Third: Any device which is to carry out long and complicated sequences of operations (specifically of calculations) must have a considerable memory.
While it appeared that various parts of this memory have to perform functions which differ somewhat in their nature and considerably in their purpose, it is nevertheless tempting to treat the entire memory as one organ, and to have its parts even as interchangeable as possible for the various functions enumerated above. The total memory constitutes the third specific part of the device: M.
The three specific parts CA, CC (together C) and M correspond to the associative neurons in the human nervous system. It remains to discuss the equivalents of the sensory or afferent and the motor or efferent neurons. These are the input and the output organs of the device .

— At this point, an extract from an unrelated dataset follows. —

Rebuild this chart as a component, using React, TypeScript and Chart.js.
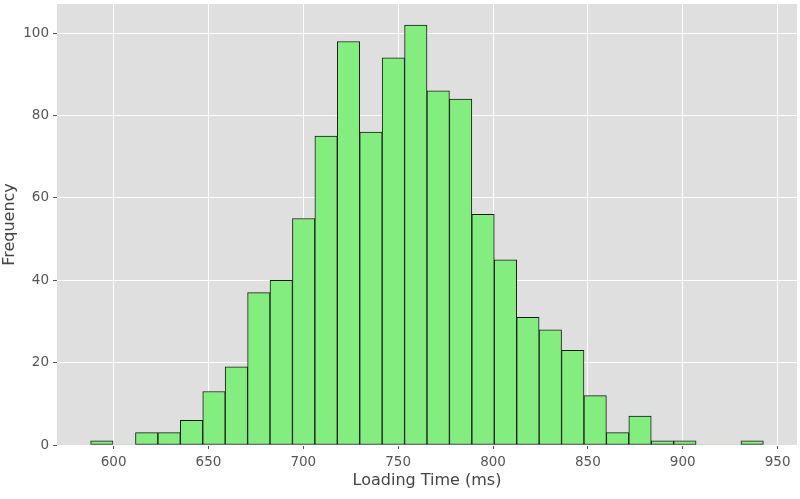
import React, { useEffect, useRef } from "react";
import { Chart, registerables } from "chart.js";

Chart.register(...registerables);

// Histogram bins (equal width)
const binStart = 587.9;
const binWidth = 11.82;
const counts = [1, 0, 3, 3, 6, 13, 19, 37, 40, 55, 75, 98, 76, 94, 102, 86, 84, 56, 45, 31, 28, 23, 12, 3, 7, 1, 1, 0, 0, 1];
const xTicks = [600, 650, 700, 750, 800, 850, 900, 950];
const yTicks = [0, 20, 40, 60, 80, 100];
const xLabel = "Loading Time (ms)";
const yLabel = "Frequency";

const bgPlugin = {
  id: "plotBg",
  beforeDraw(chart: any) {
    const { ctx, chartArea } = chart;
    ctx.save();
    ctx.fillStyle = "#DFDFDF";
    ctx.fillRect(chartArea.left, chartArea.top, chartArea.right - chartArea.left, chartArea.bottom - chartArea.top);
    ctx.restore();
  },
};

export default function App() {
  const ref = useRef<HTMLCanvasElement>(null);
  useEffect(() => {
    document.body.style.margin = "0";
    const data = counts.map((c, i) => ({ x: binStart + binWidth * (i + 0.5), y: c }));
    const xmin = binStart - 0.05 * binWidth * counts.length;
    const xmax = binStart + binWidth * counts.length * 1.05;
    const ymax = Math.max(...counts) * 1.05;
    const chart = new Chart(ref.current!, {
      type: "bar",
      data: {
        datasets: [
          {
            data: data as any,
            backgroundColor: "#83EE7F",
            borderColor: "#1A1A1A",
            borderWidth: ((c: any) => (c.raw && c.raw.y === 0 ? 0 : 1)) as any,
            borderSkipped: false,
            barPercentage: 1,
            categoryPercentage: 1,
          },
        ],
      },
      options: {
        animation: false,
        responsive: false,
        maintainAspectRatio: false,
        layout: { padding: { top: 4, right: 3, left: 0, bottom: 0 } },
        plugins: { legend: { display: false }, tooltip: { enabled: false } },
        scales: {
          x: {
            type: "linear",
            offset: false,
            min: xmin,
            max: xmax,
            afterBuildTicks: (axis: any) => {
              axis.ticks = xTicks.map((v) => ({ value: v }));
            },
            afterFit: (axis: any) => {
              axis.height = 54;
              axis.paddingLeft = 0;
              axis.paddingRight = 0;
            },
            grid: { offset: false, color: "#FFFFFF", lineWidth: 1, tickColor: "#555555", tickLength: 4, drawTicks: true },
            border: { display: false },
            ticks: { color: "#555555", font: { family: "DejaVu Sans", size: 13.5 }, padding: 5, maxRotation: 0, autoSkip: false },
            title: {
              display: true,
              text: xLabel,
              color: "#444444",
              font: { family: "DejaVu Sans", size: 16 },
              padding: { top: 0, bottom: 9 },
            },
          },
          y: {
            type: "linear",
            min: 0,
            max: ymax,
            afterBuildTicks: (axis: any) => {
              axis.ticks = yTicks.map((v) => ({ value: v }));
            },
            afterFit: (axis: any) => {
              axis.width = 57;
              axis.paddingTop = 0;
              axis.paddingBottom = 0;
            },
            grid: { color: "#FFFFFF", lineWidth: 1, tickColor: "#555555", tickLength: 4, drawTicks: true },
            border: { display: false },
            ticks: { color: "#555555", font: { family: "DejaVu Sans", size: 13.5 }, padding: 4, autoSkip: false },
            title: {
              display: true,
              text: yLabel,
              color: "#444444",
              font: { family: "DejaVu Sans", size: 16 },
              padding: { top: 0, bottom: 4 },
            },
          },
        },
      },
      plugins: [bgPlugin],
    });
    return () => chart.destroy();
  }, []);
  return (
    <div style={{ width: 800, height: 499 }}>
      <canvas ref={ref} width={800} height={499} style={{ width: 800, height: 499, display: "block" }} />
    </div>
  );
}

In other words: All transfers of numerical (or other) information between the parts C and M of the device must be effected by the mechanisms contained in these parts. There remains, however, the necessity of getting the original definitory information from outside into the device, and also of getting the final information, the results, from the device into the outside.
The device must be endowed with the ability to maintain the input and output (sensory and motor) contact with some specific medium of this type: That medium will be called the outside recording medium of the device: R. Now we have:
Fourth: The device must have organs to transfer (numerical or other) information from R into its specific parts, C and M. These organs form its input, the fourth specific part: I. It will be seen
that it is best to make all transfers from R (by I) into M, and never directly into C.
Fifth: The device must have organs to transfer (presumably only numerical information) from its specific parts C and M into R. These organs form its output, the fifth specific part: O. It will be seen that it is again best to make all transfers from M (by O) into R, and never directly from C.
The output information, which goes into R, represents, of course, the final results of the operation of the device on the problem under consideration. These must be distinguished from the intermediate results, which remain inside M."